→ What this task involves
Copy the lines holding the word "with", all of them.

→ Recorded data
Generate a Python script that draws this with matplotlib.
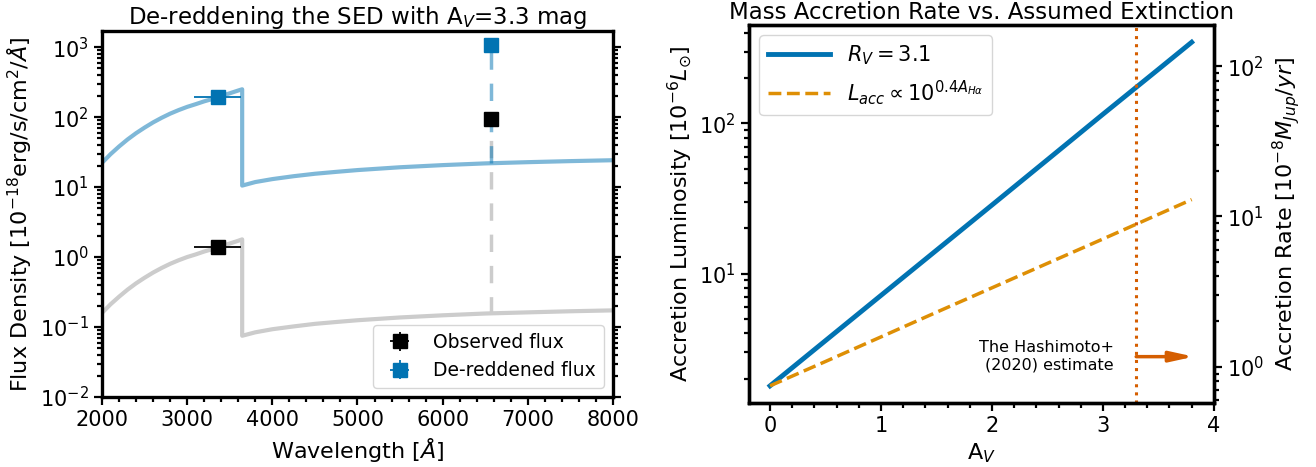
import numpy as np
import matplotlib
matplotlib.use('Agg')
import matplotlib.pyplot as plt
from matplotlib.ticker import MultipleLocator

# left panel: model SED (observed and de-reddened), photometry
wave_model = [2000, 2100, 2200, 2300, 2400, 2500, 2600, 2700, 2800, 2900, 3000, 3100, 3200, 3300, 3400,
              3500, 3600, 3646, 3646, 3800, 4000, 4250, 4500, 4750, 5000, 5500, 6000, 6500, 7000, 7500, 8000]
flux_obs_model = [0.159, 0.211, 0.271, 0.342, 0.421, 0.506, 0.600, 0.698, 0.80, 0.90, 1.0, 1.09, 1.20,
                  1.30, 1.43, 1.56, 1.71, 1.79, 0.075, 0.084, 0.093, 0.102, 0.111, 0.118, 0.125, 0.137,
                  0.147, 0.156, 0.162, 0.168, 0.173]
flux_der_model = [22.2, 29.5, 38.0, 47.9, 58.9, 70.8, 84.0, 97.7, 112.0, 126.0, 140.0, 153.0, 168.0,
                  182.0, 200.0, 219.0, 240.0, 250.0, 10.5, 11.8, 13.0, 14.3, 15.5, 16.5, 17.5, 19.2,
                  20.6, 21.8, 22.7, 23.5, 24.2]
wave_pts = [3360, 6563]
xerr_pts = [275, 0]
flux_obs_pts = [1.37, 94.0]
flux_der_pts = [192.0, 1090.0]
yerr_obs = [0.06, 3.0]
yerr_der = [8.0, 35.0]
ha_cont_obs = 0.156
ha_cont_der = 21.9

# right panel: accretion luminosity vs A_V
av = [0.0, 0.5, 1.0, 1.5, 2.0, 2.5, 3.0, 3.5, 3.8]
lacc_rv31 = [1.79, 3.58, 7.16, 14.3, 28.6, 57.3, 115.0, 229.0, 347.0]
lacc_simple = [1.79, 2.60, 3.79, 5.53, 8.04, 11.7, 17.0, 24.8, 31.1]
av_hashimoto = 3.3
lum_to_rate = 2.4

blue = '#0173b2'
orange = '#de8f05'
red = '#d55e00'

plt.rcParams['font.size'] = 16
plt.rcParams['mathtext.fontset'] = 'dejavusans'

fig = plt.figure(figsize=(13.16, 4.67), dpi=100)
ax1 = fig.add_axes([0.0775, 0.1499, 0.3883, 0.7837])
ax2 = fig.add_axes([0.5691, 0.137, 0.3533, 0.8094])

# ---- left panel
ax1.plot(wave_model, flux_obs_model, color='0.8', lw=3)
ax1.plot(wave_model, flux_der_model, color=blue, alpha=0.5, lw=3)
ax1.plot([wave_pts[1], wave_pts[1]], [ha_cont_obs, flux_obs_pts[1]], '--', color='0.8', lw=2.5, dashes=(5, 4))
ax1.plot([wave_pts[1], wave_pts[1]], [ha_cont_der, flux_der_pts[1]], '--', color=blue, alpha=0.5, lw=2.5, dashes=(5, 4))
ax1.errorbar(wave_pts, flux_obs_pts, xerr=xerr_pts, yerr=yerr_obs, fmt='s', color='k', ms=9.5,
             elinewidth=1.3, label='Observed flux', zorder=5)
ax1.errorbar(wave_pts, flux_der_pts, xerr=xerr_pts, yerr=yerr_der, fmt='s', color=blue, ms=9.5,
             elinewidth=1.3, label='De-reddened flux', zorder=5)
ax1.set_yscale('log')
ax1.set_xlim(2000, 8000)
ax1.set_ylim(1e-2, 1.7e3)
ax1.xaxis.set_minor_locator(MultipleLocator(200))
ax1.set_xlabel(r'Wavelength [$\AA$]', fontsize=16)
ax1.set_ylabel(r'Flux Density [$10^{-18}$erg/s/cm$^2$/$\AA$]', fontsize=16)
ax1.set_title(r'De-reddening the SED with A$_V$=3.3 mag', fontsize=16.5, pad=4)
ax1.legend(loc='lower right', fontsize=13.5)
ax1.tick_params(which='both', right=True, direction='out', width=1.6, labelsize=15)
ax1.tick_params(which='major', length=6)
ax1.tick_params(which='minor', length=3.5)

# ---- right panel
ax2.plot(av, lacc_rv31, color=blue, lw=3.5, label=r'$R_V=3.1$')
ax2.plot(av, lacc_simple, '--', color=orange, lw=2.5, label=r'$L_{acc} \propto 10^{0.4 A_{H\alpha}}$')
ax2.axvline(av_hashimoto, color=red, ls=':', lw=2.2)
ax2.set_yscale('log')
ax2.set_xlim(-0.19, 4.0)
ax2.xaxis.set_minor_locator(MultipleLocator(0.2))
ax2.set_xlabel(r'A$_V$', fontsize=16)
ax2.set_ylabel(r'Accretion Luminosity [$10^{-6}L_{\odot}$]', fontsize=16)
ax2.set_title('Mass Accretion Rate vs. Assumed Extinction', fontsize=16.5, pad=4)
ax2.legend(loc='upper left', fontsize=15, handlelength=3)
ax2.annotate('', xy=(3.82, 2.8), xytext=(av_hashimoto, 2.8),
             arrowprops=dict(arrowstyle='-|>,head_length=1.0,head_width=0.22', color=red, lw=2.5,
                             mutation_scale=14, shrinkA=0, shrinkB=0))
ax2.text(3.1, 2.8, 'The Hashimoto+\n(2020) estimate', ha='right', va='center', fontsize=11.5)
ax2.tick_params(which='both', direction='out', width=1.6, labelsize=15)
ax2.tick_params(which='major', length=6)
ax2.tick_params(which='minor', length=3.5)

ax3 = ax2.twinx()
ylo, yhi = ax2.get_ylim()
ax3.set_yscale('log')
ax3.set_ylim(ylo / lum_to_rate, yhi / lum_to_rate)
ax3.set_ylabel(r'Accretion Rate [$10^{-8}M_{Jup}/yr$]', fontsize=16)
ax3.tick_params(which='both', direction='out', width=1.6, labelsize=15)
ax3.tick_params(which='major', length=6)
ax3.tick_params(which='minor', length=3.5)

for a in (ax1, ax2, ax3):
    for s in a.spines.values():
        s.set_linewidth(2.4)

fig.savefig('out.png', dpi=100)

→ The reply
Generate a Python script that draws this with matplotlib.
ax1.set_title(r'De-reddening the SED with A$_V$=3.3 mag', fontsize=16.5, pad=4)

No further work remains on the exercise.